The evening was an epic event and an exercise in mass devotion. Notwithstanding the fact that most of the band could have gone undercover as a lawn bowls team, the concert extended until midnight – with each half of the show lasting as long as many other concerts in their entirety.
This band did more than any social initiative I’ve experienced to raise the status of seniors. The music was ultra cool and deeply satisfying – pared back and perfect - as two standing ovations testified.
But the man himself was inspirational. He was old, he was skinny, he was wrinkled and he was hot. He was a figurehead for the triumph of substance over form.
Cohen seemed to sing to each listener individually, and in the course of the evening he managed to make me, and I expect countless others, forgive him for years of sexual infidelity – and we haven’t even met.
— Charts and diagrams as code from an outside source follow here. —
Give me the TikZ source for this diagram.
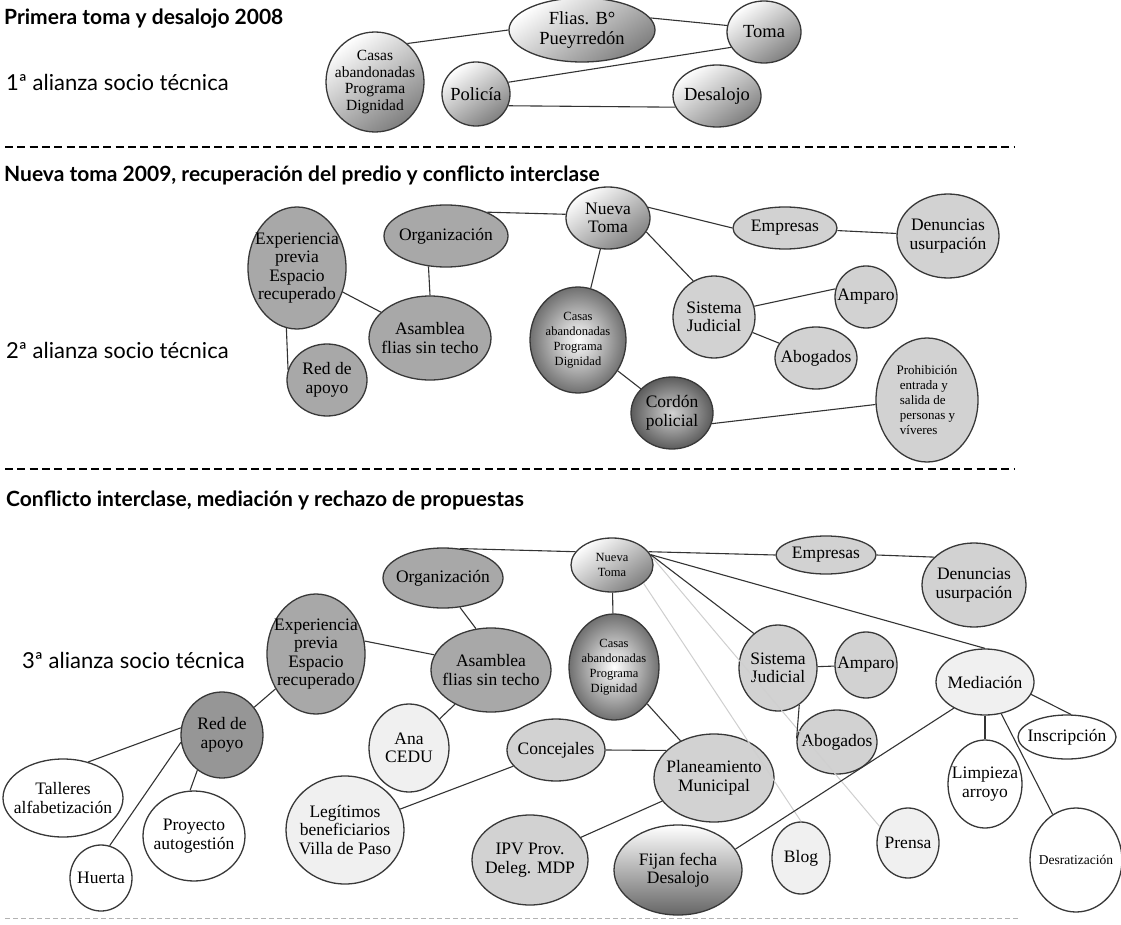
\documentclass[tikz,border=0pt]{standalone}
\usepackage{fontspec}
\setmainfont{Liberation Serif}
\newfontfamily\gillfont{Lato}
\usetikzlibrary{shapes.geometric}

\tikzset{
  bub/.style={ellipse, draw=black!78, line width=1.3pt, inner sep=-8pt, align=center,
    font=\fontsize{17.5}{18.5}\selectfont},
  sz/.style 2 args={minimum width=#1pt, minimum height=#2pt},
  bigtxt/.style={font=\fontsize{18.5}{20}\selectfont},
  smalltxt/.style={font=\fontsize{12.5}{15}\selectfont},
  wfill/.style={fill=white},
  lite/.style={fill=gray!12},
  pale/.style={fill=gray!35},
  mid/.style={fill=gray!68},
  dark/.style={fill=gray!82},
  shiny/.style={top color=white, bottom color=black!50, shading angle=35},
  ball/.style={inner color=white, outer color=black!56},
  deep/.style={inner color=gray!35, outer color=black!64},
  fade/.style={top color=white, bottom color=black!60},
  link/.style={draw=black!80, line width=1.1pt},
  faint/.style={draw=gray!38, line width=1pt},
  head/.style={anchor=west, inner sep=0pt, font=\gillfont\bfseries\fontsize{21}{24}\selectfont},
  lbl/.style={anchor=west, inner sep=0pt, font=\gillfont\fontsize{22}{24}\selectfont},
  sepline/.style={line width=2.4pt, dash pattern=on 8pt off 4.3pt},
  thinsep/.style={draw=gray!60, line width=0.9pt, dash pattern=on 5pt off 3pt}
}

\begin{document}
\begin{tikzpicture}[x=1pt, y=-1pt]
\useasboundingbox[fill=white] (0,0) rectangle (1121,925);

% primera alianza
\node[head] (t_1) at (4,19) {Primera toma y desalojo 2008};
\node[lbl] (l_1) at (6,82) {1ª alianza socio técnica};
\node[bub,shiny,sz={98}{100},font=\fontsize{15.5}{16.5}\selectfont] (a_casas) at (375,82) {Casas\\abandonadas\\Programa\\Dignidad};
\node[bub,shiny,bigtxt,sz={68}{64}] (a_policia) at (476,94) {Policía};
\node[bub,shiny,bigtxt,sz={146}{64}] (a_flias) at (582,30) {Flias. B°\\Pueyrredón};
\node[bub,shiny,bigtxt,sz={74}{62}] (a_toma) at (764,32) {Toma};
\node[bub,shiny,bigtxt,sz={88}{62}] (a_desalojo) at (717,96) {Desalojo};
\path[link]
  (a_casas.50) edge (a_flias.west)
  (a_flias.10) edge (a_toma.170)
  (a_policia.20) edge (a_toma.205)
  (a_policia.-20) edge (a_desalojo.195);

\draw[sepline] (5,147) -- (1015,147);

% segunda alianza
\node[head] (t_2) at (4,175) {Nueva toma 2009, recuperación del predio y conflicto interclase};
\node[lbl] (l_2) at (6,350) {2ª alianza socio técnica};
\node[bub,mid,sz={98}{122}] (b_exp) at (297,268) {Experiencia\\previa\\Espacio\\recuperado};
\node[bub,mid,sz={124}{62}] (b_org) at (446,236) {Organización};
\node[bub,mid,sz={122}{84}] (b_asam) at (430,338) {Asamblea\\flias sin techo};
\node[bub,mid,sz={80}{72}] (b_red) at (327,380) {Red de\\apoyo};
\node[bub,shiny,sz={84}{62}] (b_nt) at (608,218) {Nueva\\Toma};
\node[bub,ball,smalltxt,sz={96}{106}] (b_casas) at (578,340) {Casas\\abandonadas\\Programa\\Dignidad};
\node[bub,deep,sz={82}{72}] (b_cordon) at (672,413) {Cordón\\policial};
\node[bub,pale,sz={104}{42}] (b_emp) at (785,228) {Empresas};
\node[bub,pale,sz={102}{84}] (b_den) at (948,236) {Denuncias\\usurpación};
\node[bub,pale,sz={82}{82}] (b_sj) at (714,317) {Sistema\\Judicial};
\node[bub,pale,sz={62}{62}] (b_amp) at (866,297) {Amparo};
\node[bub,pale,sz={82}{62}] (b_abog) at (816,358) {Abogados};
\node[bub,pale,sz={102}{124},align=left,font=\fontsize{13}{15}\selectfont] (b_proh) at (927,400) {Prohibición\\\ entrada y\\\ salida de\\\ personas y\\\ víveres};
\path[link]
  (b_org.30) edge (b_nt.175)
  (b_org.240) edge (b_asam.north)
  (b_exp) edge (b_asam)
  (b_exp.260) edge (b_red.165)
  (b_nt) edge (b_casas)
  (b_nt.15) edge (b_emp.west)
  (b_emp) edge (b_den)
  (b_nt.-20) edge (b_sj.120)
  (b_sj.15) edge (b_amp.165)
  (b_sj) edge (b_abog)
  (b_casas) edge (b_cordon)
  (b_cordon.-15) edge (b_proh.185);

\draw[sepline] (5,469) -- (1015,469);

% tercera alianza
\node[head] (t_3) at (6,500) {Conflicto interclase, mediación y rechazo de propuestas};
\node[lbl] (l_3) at (22,660) {3ª alianza socio técnica};
\node[bub,shiny,smalltxt,sz={82}{54}] (c_nt) at (612,565) {Nueva\\Toma};
\node[bub,mid,sz={120}{60}] (c_org) at (443,578) {Organización};
\node[bub,mid,sz={98}{120}] (c_exp) at (316,654) {Experiencia\\previa\\Espacio\\recuperado};
\node[bub,mid,sz={120}{84}] (c_asam) at (491,670) {Asamblea\\flias sin techo};
\node[bub,ball,smalltxt,sz={90}{106}] (c_casas) at (614,667) {Casas\\abandonadas\\Programa\\Dignidad};
\node[bub,pale,sz={100}{38}] (c_emp) at (826,555) {Empresas};
\node[bub,pale,sz={104}{84}] (c_den) at (974,585) {Denuncias\\usurpación};
\node[bub,pale,sz={78}{86}] (c_sj) at (778,668) {Sistema\\Judicial};
\node[bub,pale,sz={62}{66}] (c_amp) at (866,665) {Amparo};
\node[bub,lite,sz={98}{66}] (c_med) at (985,682) {Mediación};
\node[bub,wfill,sz={98}{44}] (c_insc) at (1067,737) {Inscripción};
\node[bub,pale,sz={80}{64}] (c_abog) at (837,742) {Abogados};
\node[bub,dark,sz={82}{86}] (c_red) at (222,735) {Red de\\apoyo};
\node[bub,lite,sz={80}{88}] (c_ana) at (409,748) {Ana\\CEDU};
\node[bub,pale,sz={98}{62}] (c_conc) at (556,750) {Concejales};
\node[bub,pale,sz={120}{88}] (c_plan) at (714,778) {Planeamiento\\Municipal};
\node[bub,wfill,sz={120}{78}] (c_tall) at (63,798) {Talleres\\alfabetización};
\node[bub,wfill,sz={102}{90}] (c_proy) at (194,836) {Proyecto\\autogestión};
\node[bub,wfill,sz={62}{66}] (c_huerta) at (101,878) {Huerta};
\node[bub,lite,sz={118}{108}] (c_leg) at (345,830) {Legítimos\\beneficiarios\\Villa de Paso};
\node[bub,pale,sz={116}{90}] (c_ipv) at (530,860) {IPV Prov.\\Deleg. MDP};
\node[bub,fade,sz={128}{90}] (c_fijan) at (678,870) {Fijan fecha\\Desalojo};
\node[bub,lite,sz={58}{72}] (c_blog) at (801,858) {Blog};
\node[bub,lite,sz={62}{70}] (c_prensa) at (908,843) {Prensa};
\node[bub,wfill,sz={74}{88}] (c_limp) at (985,784) {Limpieza\\arroyo};
\node[bub,wfill,font=\fontsize{13.5}{15}\selectfont,sz={92}{104}] (c_desr) at (1076,860) {Desratización};
\path[faint]
  (c_nt.-30) edge (c_blog.north)
  (c_nt.12) edge (c_prensa.150);
\path[link]
  (c_org.60) edge (c_nt.160)
  (c_nt.20) edge (c_emp.west)
  (c_emp.east) edge (c_den.145)
  (c_nt) edge (c_casas)
  (c_nt.15) edge (c_sj.125)
  (c_nt.15) edge (c_med.north)
  (c_sj) edge (c_amp)
  (c_sj.-60) edge (c_abog.175)
  (c_med.-15) edge (c_insc.80)
  (c_med) edge (c_limp)
  (c_med) edge (c_desr)
  (c_med.220) edge (c_fijan.20)
  (c_casas) edge (c_plan)
  (c_conc.east) edge (c_plan.150)
  (c_plan) edge (c_ipv)
  (c_conc) edge (c_leg)
  (c_asam) edge (c_ana)
  (c_org.-60) edge (c_asam.110)
  (c_exp.15) edge (c_asam.165)
  (c_exp) edge (c_red)
  (c_red.170) edge (c_tall.55)
  (c_red.190) edge (c_huerta.75)
  (c_red.235) edge (c_proy.95);

\draw[thinsep] (5,918) -- (1020,918);
\end{tikzpicture}
\end{document}
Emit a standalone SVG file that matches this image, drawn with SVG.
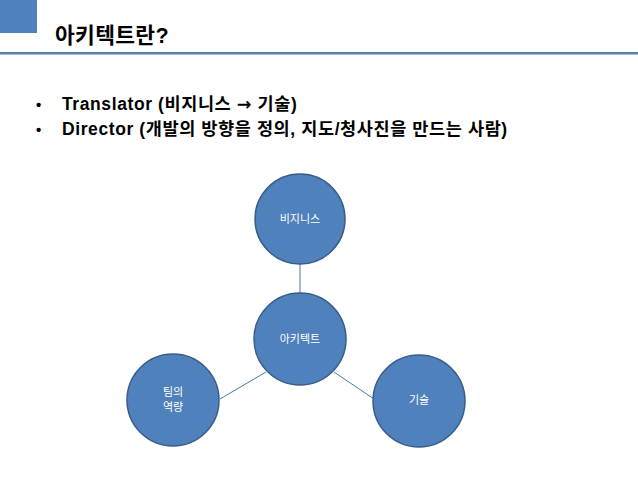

When he told me “I’m your man”, he was.
As soon as he sang “In My Secret Life”, mine began - a case of confirmed elderlust. Perhaps this isn’t so unusual, or perhaps I’ve just become the kind of person that you wouldn’t take to meet your grandparents.
Austin Powers, one of the foremost contemporary proponents of mojo, with his teeth like a boat ramp and chest like a bear pelt, has made the point previously. But the personal message I received on Saturday night is how delightfully divorced a person’s real sex appeal is from their physical attributes.
Cohen himself sang of the woman in the Chelsea Hotel, who preferred to sleep with handsome men, but for “[him] she would make an exception”. And why not?
I thought nothing could withstand time but now I know that mojo beats on.